Please write out the lines of the data exactly, beginning with the first and ending with the line containing "y_ticks = [110, 120, 130, 140, 150, 160, 170, 180, 190]"; leave the pictures behind.

**Data block**
◇ ◇ ◇ ◇ ◇

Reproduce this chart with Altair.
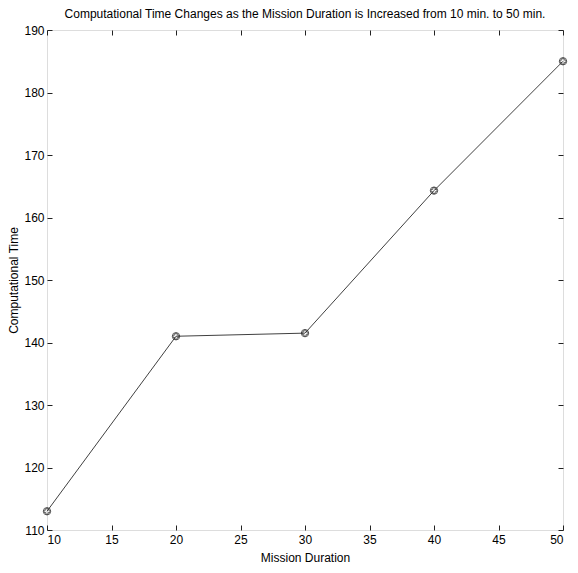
import altair as alt
import pandas as pd

durations = [10, 20, 30, 40, 50]
comp_times = [113, 141, 141.5, 164.3, 185]
x_ticks = [10, 15, 20, 25, 30, 35, 40, 45, 50]
y_ticks = [110, 120, 130, 140, 150, 160, 170, 180, 190]

df = pd.DataFrame({"duration": durations, "time": comp_times})

FONT = "Liberation Sans"
INK = "#222222"

xs = alt.Scale(domain=[10, 50], nice=False, zero=False)
ys = alt.Scale(domain=[110, 190], nice=False, zero=False)

x_axis = alt.Axis(values=x_ticks, title="Mission Duration", domain=False, grid=False,
                  tickSize=5, offset=-5, labelPadding=4, labelFontSize=12, titleFontSize=12,
                  labelFont=FONT, titleFont=FONT, titleFontWeight="normal", titlePadding=7,
                  labelColor="black", titleColor="black", tickColor=INK)
y_axis = alt.Axis(values=y_ticks, title="Computational Time", domain=False, grid=False,
                  tickSize=5, offset=-5, labelPadding=3, labelFontSize=12, titleFontSize=12,
                  labelFont=FONT, titleFont=FONT, titleFontWeight="normal", titlePadding=3,
                  labelColor="black", titleColor="black", tickColor=INK)

base = alt.Chart(df).encode(
    x=alt.X("duration:Q", scale=xs, axis=x_axis),
    y=alt.Y("time:Q", scale=ys, axis=y_axis),
)

line = base.mark_line(color="#404040", strokeWidth=1)
circles = base.mark_point(shape="circle", size=55, color="#222222", strokeWidth=1, filled=False)
crosses = base.mark_point(shape="cross", size=35, color="#222222", strokeWidth=1, filled=False)

main = alt.layer(line, circles, crosses)

top_right = alt.Chart(df).mark_point(opacity=0).encode(
    x=alt.X("duration:Q", scale=xs, axis=alt.Axis(orient="top", values=x_ticks, labels=False, title=None,
                                                   domain=False, grid=False, tickSize=5, offset=-5, tickColor=INK)),
    y=alt.Y("time:Q", scale=ys, axis=alt.Axis(orient="right", values=y_ticks, labels=False, title=None,
                                               domain=False, grid=False, tickSize=5, offset=-5, tickColor=INK)),
)

chart = alt.layer(main, top_right).resolve_axis(
    x="independent", y="independent"
).properties(
    width=516,
    height=500,
    autosize=alt.AutoSizeParams(type="none"),
    padding={"left": 39, "top": 22, "right": 7, "bottom": 35},
    title=alt.TitleParams(
        "Computational Time Changes as the Mission Duration is Increased from 10 min. to 50 min.",
        fontSize=12, font=FONT, fontWeight="normal", color="black", offset=3, anchor="middle",
    ),
).configure_view(stroke="#333333", strokeWidth=1).configure(background="white")

chart.save("out.html", embed_options={"renderer": "svg", "actions": False})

◇ ◇ ◇ ◇ ◇

**Response to the task**
Reproduce this chart with Altair.
import altair as alt
import pandas as pd

durations = [10, 20, 30, 40, 50]
comp_times = [113, 141, 141.5, 164.3, 185]
x_ticks = [10, 15, 20, 25, 30, 35, 40, 45, 50]
y_ticks = [110, 120, 130, 140, 150, 160, 170, 180, 190]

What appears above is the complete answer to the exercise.